>>>>
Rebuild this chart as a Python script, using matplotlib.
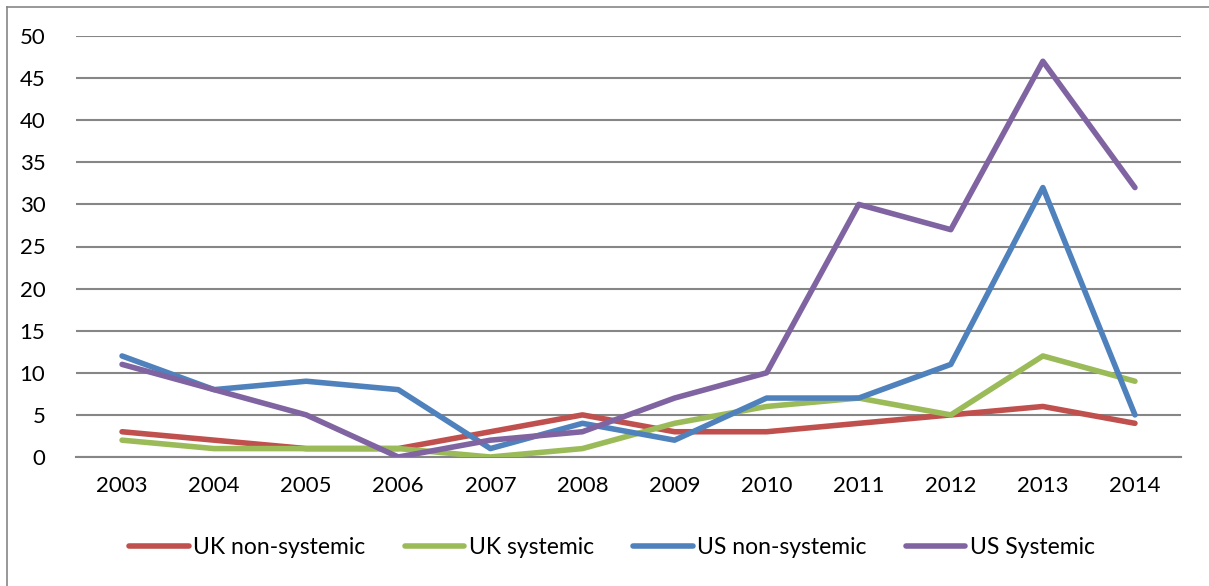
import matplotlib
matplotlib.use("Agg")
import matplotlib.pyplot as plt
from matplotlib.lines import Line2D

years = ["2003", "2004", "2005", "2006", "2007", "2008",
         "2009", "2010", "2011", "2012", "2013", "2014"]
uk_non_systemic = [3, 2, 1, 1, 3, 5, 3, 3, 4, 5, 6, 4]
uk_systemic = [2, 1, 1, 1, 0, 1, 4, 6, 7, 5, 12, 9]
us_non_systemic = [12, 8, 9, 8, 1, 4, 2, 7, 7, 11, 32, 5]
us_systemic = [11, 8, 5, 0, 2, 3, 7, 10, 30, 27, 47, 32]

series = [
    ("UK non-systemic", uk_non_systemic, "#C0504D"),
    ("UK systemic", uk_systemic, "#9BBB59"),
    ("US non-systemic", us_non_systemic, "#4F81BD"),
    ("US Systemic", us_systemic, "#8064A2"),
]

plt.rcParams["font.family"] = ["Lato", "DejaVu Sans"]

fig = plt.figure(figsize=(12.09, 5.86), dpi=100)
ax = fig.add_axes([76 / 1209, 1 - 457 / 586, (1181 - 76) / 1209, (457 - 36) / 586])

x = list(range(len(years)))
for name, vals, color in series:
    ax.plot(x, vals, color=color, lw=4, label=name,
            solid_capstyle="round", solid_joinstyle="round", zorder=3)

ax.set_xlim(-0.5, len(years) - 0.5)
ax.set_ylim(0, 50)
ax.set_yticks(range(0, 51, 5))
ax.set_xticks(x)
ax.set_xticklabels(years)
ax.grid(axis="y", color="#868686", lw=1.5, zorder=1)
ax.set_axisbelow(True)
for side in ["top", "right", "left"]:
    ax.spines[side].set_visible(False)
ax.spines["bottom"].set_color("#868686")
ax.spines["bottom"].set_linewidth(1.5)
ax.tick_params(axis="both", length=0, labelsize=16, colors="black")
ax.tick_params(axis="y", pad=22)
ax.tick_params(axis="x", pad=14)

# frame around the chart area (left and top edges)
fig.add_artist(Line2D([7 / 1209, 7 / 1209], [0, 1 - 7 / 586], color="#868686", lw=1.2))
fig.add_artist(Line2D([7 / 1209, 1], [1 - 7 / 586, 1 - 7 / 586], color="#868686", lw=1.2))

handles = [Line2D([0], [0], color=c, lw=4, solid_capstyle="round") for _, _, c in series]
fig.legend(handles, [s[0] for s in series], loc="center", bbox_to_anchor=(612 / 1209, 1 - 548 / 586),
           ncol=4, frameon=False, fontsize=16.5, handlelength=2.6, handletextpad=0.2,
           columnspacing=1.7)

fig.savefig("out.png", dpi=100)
<<<<
WHAT IS BEING ASKED:
Restate the entire listing word for word, excluding pictures.

FINISHED TASK:
Rebuild this chart as a Python script, using matplotlib.
import matplotlib
matplotlib.use("Agg")
import matplotlib.pyplot as plt
from matplotlib.lines import Line2D

years = ["2003", "2004", "2005", "2006", "2007", "2008",
         "2009", "2010", "2011", "2012", "2013", "2014"]
uk_non_systemic = [3, 2, 1, 1, 3, 5, 3, 3, 4, 5, 6, 4]
uk_systemic = [2, 1, 1, 1, 0, 1, 4, 6, 7, 5, 12, 9]
us_non_systemic = [12, 8, 9, 8, 1, 4, 2, 7, 7, 11, 32, 5]
us_systemic = [11, 8, 5, 0, 2, 3, 7, 10, 30, 27, 47, 32]

series = [
    ("UK non-systemic", uk_non_systemic, "#C0504D"),
    ("UK systemic", uk_systemic, "#9BBB59"),
    ("US non-systemic", us_non_systemic, "#4F81BD"),
    ("US Systemic", us_systemic, "#8064A2"),
]

plt.rcParams["font.family"] = ["Lato", "DejaVu Sans"]

fig = plt.figure(figsize=(12.09, 5.86), dpi=100)
ax = fig.add_axes([76 / 1209, 1 - 457 / 586, (1181 - 76) / 1209, (457 - 36) / 586])

x = list(range(len(years)))
for name, vals, color in series:
    ax.plot(x, vals, color=color, lw=4, label=name,
            solid_capstyle="round", solid_joinstyle="round", zorder=3)

ax.set_xlim(-0.5, len(years) - 0.5)
ax.set_ylim(0, 50)
ax.set_yticks(range(0, 51, 5))
ax.set_xticks(x)
ax.set_xticklabels(years)
ax.grid(axis="y", color="#868686", lw=1.5, zorder=1)
ax.set_axisbelow(True)
for side in ["top", "right", "left"]:
    ax.spines[side].set_visible(False)
ax.spines["bottom"].set_color("#868686")
ax.spines["bottom"].set_linewidth(1.5)
ax.tick_params(axis="both", length=0, labelsize=16, colors="black")
ax.tick_params(axis="y", pad=22)
ax.tick_params(axis="x", pad=14)

# frame around the chart area (left and top edges)
fig.add_artist(Line2D([7 / 1209, 7 / 1209], [0, 1 - 7 / 586], color="#868686", lw=1.2))
fig.add_artist(Line2D([7 / 1209, 1], [1 - 7 / 586, 1 - 7 / 586], color="#868686", lw=1.2))

handles = [Line2D([0], [0], color=c, lw=4, solid_capstyle="round") for _, _, c in series]
fig.legend(handles, [s[0] for s in series], loc="center", bbox_to_anchor=(612 / 1209, 1 - 548 / 586),
           ncol=4, frameon=False, fontsize=16.5, handlelength=2.6, handletextpad=0.2,
           columnspacing=1.7)

fig.savefig("out.png", dpi=100)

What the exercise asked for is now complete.